* START *
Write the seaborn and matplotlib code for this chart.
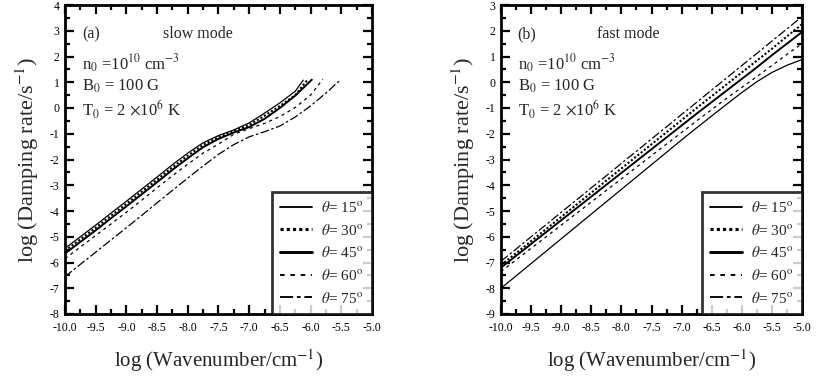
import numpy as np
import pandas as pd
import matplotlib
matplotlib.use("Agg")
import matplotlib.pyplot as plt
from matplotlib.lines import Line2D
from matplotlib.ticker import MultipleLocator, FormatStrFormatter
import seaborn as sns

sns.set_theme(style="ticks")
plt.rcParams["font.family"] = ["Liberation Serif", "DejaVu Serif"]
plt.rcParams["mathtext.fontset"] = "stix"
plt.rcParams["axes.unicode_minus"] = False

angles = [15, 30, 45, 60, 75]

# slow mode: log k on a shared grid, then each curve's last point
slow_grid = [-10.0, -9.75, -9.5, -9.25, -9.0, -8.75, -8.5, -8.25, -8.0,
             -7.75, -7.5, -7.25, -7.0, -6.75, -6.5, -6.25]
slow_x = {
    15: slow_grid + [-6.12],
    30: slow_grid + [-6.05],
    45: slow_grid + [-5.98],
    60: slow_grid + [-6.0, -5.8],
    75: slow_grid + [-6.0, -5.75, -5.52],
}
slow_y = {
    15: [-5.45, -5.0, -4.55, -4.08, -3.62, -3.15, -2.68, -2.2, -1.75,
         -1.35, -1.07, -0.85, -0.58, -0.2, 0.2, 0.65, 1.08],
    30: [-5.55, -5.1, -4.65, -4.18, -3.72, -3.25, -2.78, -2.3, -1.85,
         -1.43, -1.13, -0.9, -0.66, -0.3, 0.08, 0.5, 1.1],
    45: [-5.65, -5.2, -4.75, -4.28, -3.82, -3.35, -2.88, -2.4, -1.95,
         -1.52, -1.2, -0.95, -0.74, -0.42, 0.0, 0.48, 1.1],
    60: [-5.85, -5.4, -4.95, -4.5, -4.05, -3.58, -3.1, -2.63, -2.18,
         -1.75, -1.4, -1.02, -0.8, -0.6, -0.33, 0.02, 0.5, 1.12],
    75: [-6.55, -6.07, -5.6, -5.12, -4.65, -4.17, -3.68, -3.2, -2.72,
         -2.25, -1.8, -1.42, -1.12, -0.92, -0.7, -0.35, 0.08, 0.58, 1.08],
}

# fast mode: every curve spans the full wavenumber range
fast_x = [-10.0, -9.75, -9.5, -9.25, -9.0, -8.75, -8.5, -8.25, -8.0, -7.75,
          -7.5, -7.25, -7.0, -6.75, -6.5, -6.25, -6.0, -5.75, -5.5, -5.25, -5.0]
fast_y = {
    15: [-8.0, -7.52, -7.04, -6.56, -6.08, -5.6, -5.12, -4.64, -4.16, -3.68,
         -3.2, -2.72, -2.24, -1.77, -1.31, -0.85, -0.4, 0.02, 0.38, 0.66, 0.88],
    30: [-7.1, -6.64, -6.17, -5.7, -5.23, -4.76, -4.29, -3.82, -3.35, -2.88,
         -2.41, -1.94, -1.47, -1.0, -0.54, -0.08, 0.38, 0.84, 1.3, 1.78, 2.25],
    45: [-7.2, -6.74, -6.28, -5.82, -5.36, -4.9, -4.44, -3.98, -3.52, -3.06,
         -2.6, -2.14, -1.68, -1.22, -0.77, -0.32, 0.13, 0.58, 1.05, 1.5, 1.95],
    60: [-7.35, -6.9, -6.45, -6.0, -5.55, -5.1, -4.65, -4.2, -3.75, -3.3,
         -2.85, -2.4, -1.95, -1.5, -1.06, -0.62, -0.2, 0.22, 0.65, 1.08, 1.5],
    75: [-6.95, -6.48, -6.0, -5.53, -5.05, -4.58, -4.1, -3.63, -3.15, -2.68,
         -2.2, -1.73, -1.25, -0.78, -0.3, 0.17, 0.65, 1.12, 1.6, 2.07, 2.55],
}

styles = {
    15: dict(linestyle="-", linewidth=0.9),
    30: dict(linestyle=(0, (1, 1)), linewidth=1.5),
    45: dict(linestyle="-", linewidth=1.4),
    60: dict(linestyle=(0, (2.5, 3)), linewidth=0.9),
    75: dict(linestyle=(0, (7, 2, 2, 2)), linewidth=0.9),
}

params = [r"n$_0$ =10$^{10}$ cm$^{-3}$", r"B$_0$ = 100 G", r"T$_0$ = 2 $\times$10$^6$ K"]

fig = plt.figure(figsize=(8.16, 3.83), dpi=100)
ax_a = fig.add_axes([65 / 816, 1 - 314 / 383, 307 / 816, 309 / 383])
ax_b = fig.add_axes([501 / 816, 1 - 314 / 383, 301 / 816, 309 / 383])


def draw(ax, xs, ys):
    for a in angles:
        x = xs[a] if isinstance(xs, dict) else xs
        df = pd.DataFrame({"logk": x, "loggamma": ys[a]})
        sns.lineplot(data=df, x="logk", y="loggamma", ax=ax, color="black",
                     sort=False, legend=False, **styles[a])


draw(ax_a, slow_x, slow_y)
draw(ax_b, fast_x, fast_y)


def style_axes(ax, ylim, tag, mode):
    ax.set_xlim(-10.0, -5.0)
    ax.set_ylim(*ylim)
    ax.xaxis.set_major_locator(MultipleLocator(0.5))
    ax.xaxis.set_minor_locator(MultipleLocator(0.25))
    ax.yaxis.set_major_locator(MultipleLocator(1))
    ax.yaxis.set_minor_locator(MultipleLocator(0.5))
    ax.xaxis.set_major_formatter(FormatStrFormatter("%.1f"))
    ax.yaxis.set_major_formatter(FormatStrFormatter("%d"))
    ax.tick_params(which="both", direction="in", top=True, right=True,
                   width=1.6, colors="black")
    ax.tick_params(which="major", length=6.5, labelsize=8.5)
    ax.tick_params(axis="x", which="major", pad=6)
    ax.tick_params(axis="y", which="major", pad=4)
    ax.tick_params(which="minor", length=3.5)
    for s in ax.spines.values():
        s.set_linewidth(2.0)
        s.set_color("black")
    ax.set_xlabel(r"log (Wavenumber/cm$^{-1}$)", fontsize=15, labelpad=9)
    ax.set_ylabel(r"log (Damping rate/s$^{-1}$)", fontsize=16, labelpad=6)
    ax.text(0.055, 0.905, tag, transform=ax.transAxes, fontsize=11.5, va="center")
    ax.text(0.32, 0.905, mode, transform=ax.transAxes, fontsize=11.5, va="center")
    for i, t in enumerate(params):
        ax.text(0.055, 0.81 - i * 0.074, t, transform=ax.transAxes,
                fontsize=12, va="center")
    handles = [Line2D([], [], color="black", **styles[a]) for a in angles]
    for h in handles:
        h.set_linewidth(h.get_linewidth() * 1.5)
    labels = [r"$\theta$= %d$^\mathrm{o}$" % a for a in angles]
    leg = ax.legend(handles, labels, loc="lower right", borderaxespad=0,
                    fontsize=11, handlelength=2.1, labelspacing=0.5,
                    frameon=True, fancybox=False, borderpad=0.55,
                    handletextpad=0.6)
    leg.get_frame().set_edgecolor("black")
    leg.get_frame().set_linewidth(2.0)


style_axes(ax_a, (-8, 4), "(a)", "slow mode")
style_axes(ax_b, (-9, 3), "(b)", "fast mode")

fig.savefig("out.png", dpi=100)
* END *
■ WHAT IS ASKED
Go from the first line of the listing to the line holding "angles = [15, 30, 45, 60, 75]" and, please, transcribe those lines exactly, both included, with no pictures.

■ TASK RESULT
Write the seaborn and matplotlib code for this chart.
import numpy as np
import pandas as pd
import matplotlib
matplotlib.use("Agg")
import matplotlib.pyplot as plt
from matplotlib.lines import Line2D
from matplotlib.ticker import MultipleLocator, FormatStrFormatter
import seaborn as sns

sns.set_theme(style="ticks")
plt.rcParams["font.family"] = ["Liberation Serif", "DejaVu Serif"]
plt.rcParams["mathtext.fontset"] = "stix"
plt.rcParams["axes.unicode_minus"] = False

angles = [15, 30, 45, 60, 75]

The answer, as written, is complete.